Consulting projects leave knowledge with a small number of people. The senior who attended the workshop. The engineer who built the pilot. Sometimes a team lead who was in the room. What is missing is structured transfer into the broader organization. This is exactly where AI transformations fail in series: the knowledge is there, but it does not multiply. Internal AI trainers are the answer.

Why external consultants alone are not enough

External consultants do not have a mandate to train an entire organization. They do not know internal processes in detail, are unavailable after the project ends, and cannot be a continuous point of contact for questions. What remains are slides, a final report and maybe a Confluence page. The next department starts from zero.
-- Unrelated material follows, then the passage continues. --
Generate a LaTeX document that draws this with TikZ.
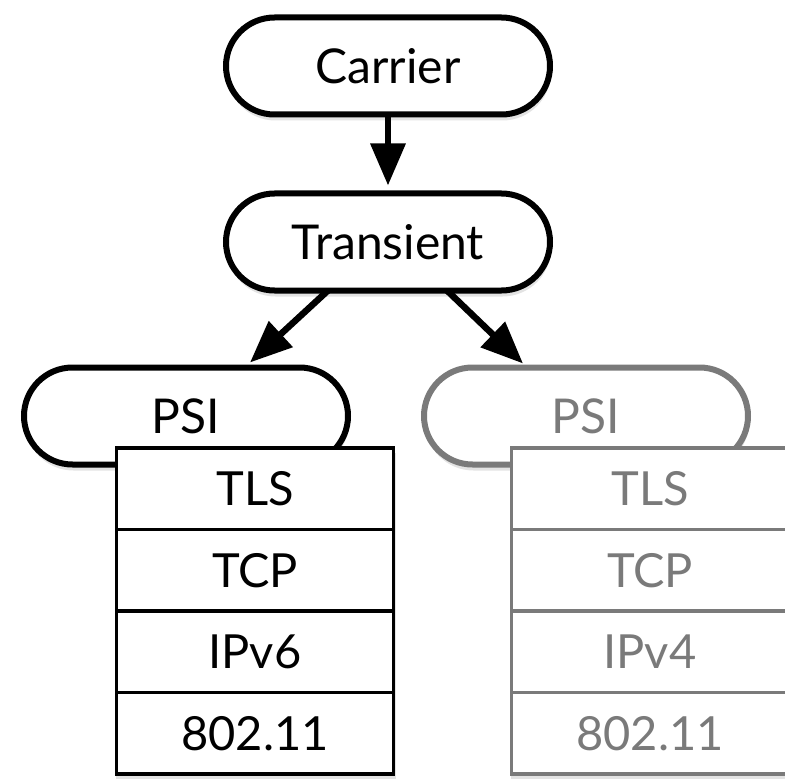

This gap is expensive. Every new AI topic, every new application requires external fees again because no one internally has the depth to deliver a session themselves. The dependency is permanent and grows with every new wave of models and tools.

What defines an AI-Trainer

An AI-Trainer has three qualities a classic internal trainer does not cover. First: deep practical knowledge of generative AI, agents and the relevant tooling stacks, ideally from own pilot projects. Second: didactic methods for adult learning, meaning structured curricula, hands-on exercises and assessment formats that produce real capability instead of mere awareness. Third: a mandate and knowledge of internal use cases so that every session connects to the actual business.

This combination is rare and therefore built deliberately. It does not emerge from a two-day train-the-trainer course but from a multi-month program with real hands-on share.

How to build internal trainers

A proven path has four building blocks: a structured curriculum with certification, a train-the-trainer format with didactic depth, supervised first sessions with co-teaching by experienced AI trainers, and a regular refresher rhythm that grows the knowledge along with the tooling. Skipping any of these blocks produces trainers who fall back into old patterns within six months or are overtaken by tooling.

The return on this investment turns positive within twelve months in most companies. A handful of internal AI trainers replaces a significant share of consulting days and changes the speed at which AI actually arrives in the organization.